** START SUPPLIED RECORDS **
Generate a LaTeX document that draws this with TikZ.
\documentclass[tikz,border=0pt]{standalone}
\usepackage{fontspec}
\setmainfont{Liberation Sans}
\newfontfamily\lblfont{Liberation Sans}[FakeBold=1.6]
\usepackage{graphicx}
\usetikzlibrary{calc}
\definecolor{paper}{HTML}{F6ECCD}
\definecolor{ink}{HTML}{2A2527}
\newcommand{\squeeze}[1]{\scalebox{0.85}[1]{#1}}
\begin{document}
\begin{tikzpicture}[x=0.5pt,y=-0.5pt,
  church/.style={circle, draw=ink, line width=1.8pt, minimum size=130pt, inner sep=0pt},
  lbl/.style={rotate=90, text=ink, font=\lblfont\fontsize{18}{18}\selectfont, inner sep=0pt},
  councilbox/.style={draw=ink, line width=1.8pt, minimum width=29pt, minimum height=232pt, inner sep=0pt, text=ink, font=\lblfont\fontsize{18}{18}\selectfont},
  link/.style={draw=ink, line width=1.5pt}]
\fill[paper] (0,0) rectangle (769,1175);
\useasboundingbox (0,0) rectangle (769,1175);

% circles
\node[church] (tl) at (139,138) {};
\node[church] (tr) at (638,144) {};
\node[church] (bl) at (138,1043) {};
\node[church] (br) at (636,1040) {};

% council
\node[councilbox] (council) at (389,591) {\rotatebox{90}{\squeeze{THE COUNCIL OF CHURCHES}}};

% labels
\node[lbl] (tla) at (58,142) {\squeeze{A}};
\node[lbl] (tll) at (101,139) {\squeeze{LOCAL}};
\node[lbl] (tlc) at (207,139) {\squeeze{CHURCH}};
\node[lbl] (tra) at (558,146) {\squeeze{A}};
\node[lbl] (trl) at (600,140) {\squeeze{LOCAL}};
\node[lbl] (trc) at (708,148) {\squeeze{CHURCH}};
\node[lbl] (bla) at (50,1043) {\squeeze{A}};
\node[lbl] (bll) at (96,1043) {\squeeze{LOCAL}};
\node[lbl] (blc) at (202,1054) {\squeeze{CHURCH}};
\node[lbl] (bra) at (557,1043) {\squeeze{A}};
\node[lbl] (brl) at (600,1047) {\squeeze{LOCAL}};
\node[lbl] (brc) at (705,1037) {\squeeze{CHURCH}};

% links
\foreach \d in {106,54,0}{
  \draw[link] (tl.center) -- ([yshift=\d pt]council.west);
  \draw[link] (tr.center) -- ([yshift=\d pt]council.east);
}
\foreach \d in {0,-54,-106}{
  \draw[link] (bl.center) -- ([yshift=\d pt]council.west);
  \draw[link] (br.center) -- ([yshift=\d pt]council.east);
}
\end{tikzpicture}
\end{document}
** END SUPPLIED RECORDS **
** START SUPPLIED RECORDS **
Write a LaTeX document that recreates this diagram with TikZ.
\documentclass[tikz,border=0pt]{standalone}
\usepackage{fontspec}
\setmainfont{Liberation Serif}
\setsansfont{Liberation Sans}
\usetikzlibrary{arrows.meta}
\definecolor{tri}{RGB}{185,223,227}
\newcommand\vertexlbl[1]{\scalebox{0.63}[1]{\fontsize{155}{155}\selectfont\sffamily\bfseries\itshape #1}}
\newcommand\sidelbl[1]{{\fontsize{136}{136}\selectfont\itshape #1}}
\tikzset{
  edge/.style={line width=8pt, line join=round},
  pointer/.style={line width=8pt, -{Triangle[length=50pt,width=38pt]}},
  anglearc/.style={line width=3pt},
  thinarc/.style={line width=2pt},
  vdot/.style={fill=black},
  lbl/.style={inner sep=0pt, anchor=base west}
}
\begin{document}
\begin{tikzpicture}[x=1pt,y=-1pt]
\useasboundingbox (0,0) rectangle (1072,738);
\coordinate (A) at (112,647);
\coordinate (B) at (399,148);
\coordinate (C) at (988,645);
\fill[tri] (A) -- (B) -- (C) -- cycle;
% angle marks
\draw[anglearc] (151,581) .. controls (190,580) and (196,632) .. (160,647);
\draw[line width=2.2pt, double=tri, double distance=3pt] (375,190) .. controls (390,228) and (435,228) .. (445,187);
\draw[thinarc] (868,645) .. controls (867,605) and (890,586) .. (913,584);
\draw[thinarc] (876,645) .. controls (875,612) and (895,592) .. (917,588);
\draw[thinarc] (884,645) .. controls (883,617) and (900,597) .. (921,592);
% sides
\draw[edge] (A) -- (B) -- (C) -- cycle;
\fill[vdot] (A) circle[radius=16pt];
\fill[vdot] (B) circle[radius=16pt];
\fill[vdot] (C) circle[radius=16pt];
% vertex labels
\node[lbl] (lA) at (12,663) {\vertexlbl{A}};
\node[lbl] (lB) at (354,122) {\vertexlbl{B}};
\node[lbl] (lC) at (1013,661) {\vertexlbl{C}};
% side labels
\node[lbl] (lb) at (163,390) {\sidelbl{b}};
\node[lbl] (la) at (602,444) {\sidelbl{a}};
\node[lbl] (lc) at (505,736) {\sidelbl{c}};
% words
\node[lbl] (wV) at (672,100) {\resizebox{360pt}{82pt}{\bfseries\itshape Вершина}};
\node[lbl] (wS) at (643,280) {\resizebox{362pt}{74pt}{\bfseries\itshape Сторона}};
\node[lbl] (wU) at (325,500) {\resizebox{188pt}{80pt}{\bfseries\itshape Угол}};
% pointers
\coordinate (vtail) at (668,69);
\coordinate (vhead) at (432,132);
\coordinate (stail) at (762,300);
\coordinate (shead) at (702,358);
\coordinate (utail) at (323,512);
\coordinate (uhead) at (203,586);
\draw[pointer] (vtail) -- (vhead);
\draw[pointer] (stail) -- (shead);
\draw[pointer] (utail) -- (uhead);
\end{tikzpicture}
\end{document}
** END SUPPLIED RECORDS **
** START SUPPLIED RECORDS **
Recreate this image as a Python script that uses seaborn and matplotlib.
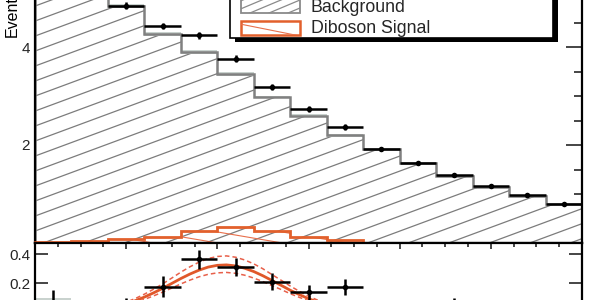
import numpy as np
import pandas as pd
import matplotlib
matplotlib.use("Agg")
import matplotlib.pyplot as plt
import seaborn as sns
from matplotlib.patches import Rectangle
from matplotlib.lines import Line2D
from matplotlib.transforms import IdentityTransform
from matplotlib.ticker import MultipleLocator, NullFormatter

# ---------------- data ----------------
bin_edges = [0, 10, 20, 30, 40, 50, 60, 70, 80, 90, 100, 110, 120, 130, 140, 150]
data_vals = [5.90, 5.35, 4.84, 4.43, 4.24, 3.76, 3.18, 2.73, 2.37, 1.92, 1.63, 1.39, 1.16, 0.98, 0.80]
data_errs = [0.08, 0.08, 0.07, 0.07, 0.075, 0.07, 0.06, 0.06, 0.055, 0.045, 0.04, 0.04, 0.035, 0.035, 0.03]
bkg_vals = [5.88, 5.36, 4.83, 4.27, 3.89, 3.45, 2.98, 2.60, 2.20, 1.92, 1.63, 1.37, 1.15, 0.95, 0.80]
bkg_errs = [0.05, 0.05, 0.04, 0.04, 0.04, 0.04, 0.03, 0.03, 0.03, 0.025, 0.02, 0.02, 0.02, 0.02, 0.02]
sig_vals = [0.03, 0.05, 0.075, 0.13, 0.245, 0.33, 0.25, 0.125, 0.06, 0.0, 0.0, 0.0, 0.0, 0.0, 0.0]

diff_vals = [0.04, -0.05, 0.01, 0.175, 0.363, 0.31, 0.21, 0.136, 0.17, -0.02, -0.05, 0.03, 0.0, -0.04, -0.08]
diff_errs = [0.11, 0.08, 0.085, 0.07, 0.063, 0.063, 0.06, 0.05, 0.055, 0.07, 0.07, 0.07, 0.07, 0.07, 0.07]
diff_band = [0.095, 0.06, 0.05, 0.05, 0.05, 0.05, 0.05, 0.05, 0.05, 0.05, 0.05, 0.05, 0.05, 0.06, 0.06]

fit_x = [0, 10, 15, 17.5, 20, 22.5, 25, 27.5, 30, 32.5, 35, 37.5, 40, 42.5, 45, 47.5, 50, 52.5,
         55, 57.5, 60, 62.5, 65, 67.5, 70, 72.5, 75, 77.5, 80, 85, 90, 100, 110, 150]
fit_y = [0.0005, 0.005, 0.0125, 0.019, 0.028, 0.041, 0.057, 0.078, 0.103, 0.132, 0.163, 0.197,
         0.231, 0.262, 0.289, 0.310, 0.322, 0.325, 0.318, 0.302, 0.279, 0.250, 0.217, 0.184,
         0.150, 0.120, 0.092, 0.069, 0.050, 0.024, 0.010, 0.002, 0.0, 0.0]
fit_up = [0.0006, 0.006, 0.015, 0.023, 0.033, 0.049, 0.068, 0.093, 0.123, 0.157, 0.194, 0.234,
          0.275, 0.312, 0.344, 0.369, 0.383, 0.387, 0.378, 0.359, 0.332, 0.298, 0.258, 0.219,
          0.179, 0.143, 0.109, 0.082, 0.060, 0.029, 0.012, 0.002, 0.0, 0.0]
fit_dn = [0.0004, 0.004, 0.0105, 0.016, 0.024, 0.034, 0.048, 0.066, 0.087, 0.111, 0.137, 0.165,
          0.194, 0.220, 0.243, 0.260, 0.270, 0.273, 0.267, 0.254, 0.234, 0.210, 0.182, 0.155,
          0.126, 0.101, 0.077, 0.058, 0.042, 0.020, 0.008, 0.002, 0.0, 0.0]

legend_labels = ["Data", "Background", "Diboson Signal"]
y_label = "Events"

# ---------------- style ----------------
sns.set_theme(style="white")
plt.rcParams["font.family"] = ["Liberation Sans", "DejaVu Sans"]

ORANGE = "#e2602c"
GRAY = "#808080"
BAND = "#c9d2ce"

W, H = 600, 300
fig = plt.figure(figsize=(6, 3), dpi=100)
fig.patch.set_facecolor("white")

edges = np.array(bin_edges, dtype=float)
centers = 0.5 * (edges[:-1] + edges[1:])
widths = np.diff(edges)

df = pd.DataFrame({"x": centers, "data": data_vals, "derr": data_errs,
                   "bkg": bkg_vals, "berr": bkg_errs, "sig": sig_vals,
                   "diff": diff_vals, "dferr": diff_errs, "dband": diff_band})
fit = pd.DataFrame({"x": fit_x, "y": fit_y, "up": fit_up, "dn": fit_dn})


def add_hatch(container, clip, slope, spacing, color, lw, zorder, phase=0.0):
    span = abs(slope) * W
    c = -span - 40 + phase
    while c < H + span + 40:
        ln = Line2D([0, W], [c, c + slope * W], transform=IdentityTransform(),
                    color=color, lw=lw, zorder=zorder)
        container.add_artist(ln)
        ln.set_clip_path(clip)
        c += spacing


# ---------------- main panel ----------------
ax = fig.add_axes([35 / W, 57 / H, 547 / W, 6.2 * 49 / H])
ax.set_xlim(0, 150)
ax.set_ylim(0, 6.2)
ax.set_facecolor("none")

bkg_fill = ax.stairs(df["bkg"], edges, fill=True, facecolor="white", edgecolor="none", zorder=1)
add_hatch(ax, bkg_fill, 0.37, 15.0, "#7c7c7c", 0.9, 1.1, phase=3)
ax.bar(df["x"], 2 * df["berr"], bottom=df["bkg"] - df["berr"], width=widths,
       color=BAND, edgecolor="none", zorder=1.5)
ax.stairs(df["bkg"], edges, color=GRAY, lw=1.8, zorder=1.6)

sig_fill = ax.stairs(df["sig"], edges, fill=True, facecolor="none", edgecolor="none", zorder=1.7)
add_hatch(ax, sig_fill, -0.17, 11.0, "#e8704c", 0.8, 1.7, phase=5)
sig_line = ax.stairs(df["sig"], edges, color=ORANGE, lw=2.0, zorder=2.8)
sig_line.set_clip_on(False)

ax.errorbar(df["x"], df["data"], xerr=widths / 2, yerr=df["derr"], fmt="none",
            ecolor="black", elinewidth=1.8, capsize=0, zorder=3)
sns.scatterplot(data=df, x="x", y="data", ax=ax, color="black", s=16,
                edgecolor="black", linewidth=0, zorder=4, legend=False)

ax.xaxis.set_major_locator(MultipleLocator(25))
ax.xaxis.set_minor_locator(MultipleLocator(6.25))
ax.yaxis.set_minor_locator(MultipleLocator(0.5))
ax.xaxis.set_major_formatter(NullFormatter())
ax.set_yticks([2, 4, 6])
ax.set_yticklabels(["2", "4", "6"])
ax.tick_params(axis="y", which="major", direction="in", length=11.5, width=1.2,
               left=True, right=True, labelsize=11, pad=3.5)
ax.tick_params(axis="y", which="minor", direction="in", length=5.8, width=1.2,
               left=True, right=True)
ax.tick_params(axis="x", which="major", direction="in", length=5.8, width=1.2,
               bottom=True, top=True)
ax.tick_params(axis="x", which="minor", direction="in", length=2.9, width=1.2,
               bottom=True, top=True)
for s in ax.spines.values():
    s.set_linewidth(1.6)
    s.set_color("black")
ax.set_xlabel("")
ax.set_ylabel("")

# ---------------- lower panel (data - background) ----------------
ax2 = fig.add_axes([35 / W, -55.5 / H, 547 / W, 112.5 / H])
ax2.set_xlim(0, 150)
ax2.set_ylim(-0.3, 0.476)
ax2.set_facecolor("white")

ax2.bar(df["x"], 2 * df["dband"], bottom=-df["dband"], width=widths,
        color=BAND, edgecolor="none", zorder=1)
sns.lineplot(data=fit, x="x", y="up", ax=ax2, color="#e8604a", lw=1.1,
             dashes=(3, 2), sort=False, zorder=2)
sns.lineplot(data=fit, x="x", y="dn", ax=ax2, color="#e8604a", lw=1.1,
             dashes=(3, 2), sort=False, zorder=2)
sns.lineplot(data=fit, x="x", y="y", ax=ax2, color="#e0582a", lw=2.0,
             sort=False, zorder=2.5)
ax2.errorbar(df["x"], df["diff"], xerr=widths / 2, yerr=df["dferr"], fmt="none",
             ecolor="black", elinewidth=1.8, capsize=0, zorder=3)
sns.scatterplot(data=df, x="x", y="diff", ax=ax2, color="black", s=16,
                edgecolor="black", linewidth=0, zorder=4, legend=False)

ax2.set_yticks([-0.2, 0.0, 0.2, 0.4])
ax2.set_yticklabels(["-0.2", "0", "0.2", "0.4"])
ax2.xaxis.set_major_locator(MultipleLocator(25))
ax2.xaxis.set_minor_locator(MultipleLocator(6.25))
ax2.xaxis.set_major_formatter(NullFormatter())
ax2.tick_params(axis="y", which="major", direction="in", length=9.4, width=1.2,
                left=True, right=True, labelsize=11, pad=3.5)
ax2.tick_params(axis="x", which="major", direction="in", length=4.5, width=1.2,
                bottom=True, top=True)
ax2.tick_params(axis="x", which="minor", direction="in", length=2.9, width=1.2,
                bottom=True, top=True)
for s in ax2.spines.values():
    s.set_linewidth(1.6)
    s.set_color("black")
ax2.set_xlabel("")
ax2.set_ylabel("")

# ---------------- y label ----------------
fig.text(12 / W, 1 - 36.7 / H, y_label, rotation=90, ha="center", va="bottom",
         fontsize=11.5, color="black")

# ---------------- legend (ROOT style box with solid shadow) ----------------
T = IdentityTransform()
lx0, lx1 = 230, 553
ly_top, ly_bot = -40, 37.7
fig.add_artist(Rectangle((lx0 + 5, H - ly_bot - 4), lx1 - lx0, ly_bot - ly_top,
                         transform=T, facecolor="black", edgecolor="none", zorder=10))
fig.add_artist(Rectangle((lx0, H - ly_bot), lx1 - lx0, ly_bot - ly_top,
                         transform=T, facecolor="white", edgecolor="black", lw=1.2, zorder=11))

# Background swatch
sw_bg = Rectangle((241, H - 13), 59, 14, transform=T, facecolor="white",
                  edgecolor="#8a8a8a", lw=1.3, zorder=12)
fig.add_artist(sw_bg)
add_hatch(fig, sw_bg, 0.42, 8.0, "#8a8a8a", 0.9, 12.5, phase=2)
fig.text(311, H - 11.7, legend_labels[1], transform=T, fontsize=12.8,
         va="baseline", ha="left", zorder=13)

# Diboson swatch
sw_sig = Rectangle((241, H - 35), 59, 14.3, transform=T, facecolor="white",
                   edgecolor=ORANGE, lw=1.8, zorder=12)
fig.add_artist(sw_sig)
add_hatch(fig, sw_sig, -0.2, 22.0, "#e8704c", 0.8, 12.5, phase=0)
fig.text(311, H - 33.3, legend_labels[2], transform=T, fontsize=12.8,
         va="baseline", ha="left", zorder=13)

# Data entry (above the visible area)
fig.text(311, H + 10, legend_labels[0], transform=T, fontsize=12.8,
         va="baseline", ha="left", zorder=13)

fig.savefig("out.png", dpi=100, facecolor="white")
** END SUPPLIED RECORDS **
_REQUIREMENTS_
Pick out the lines containing the string "LaTeX" and show them.

_EXERCISE ANSWER_
Generate a LaTeX document that draws this with TikZ.
Write a LaTeX document that recreates this diagram with TikZ.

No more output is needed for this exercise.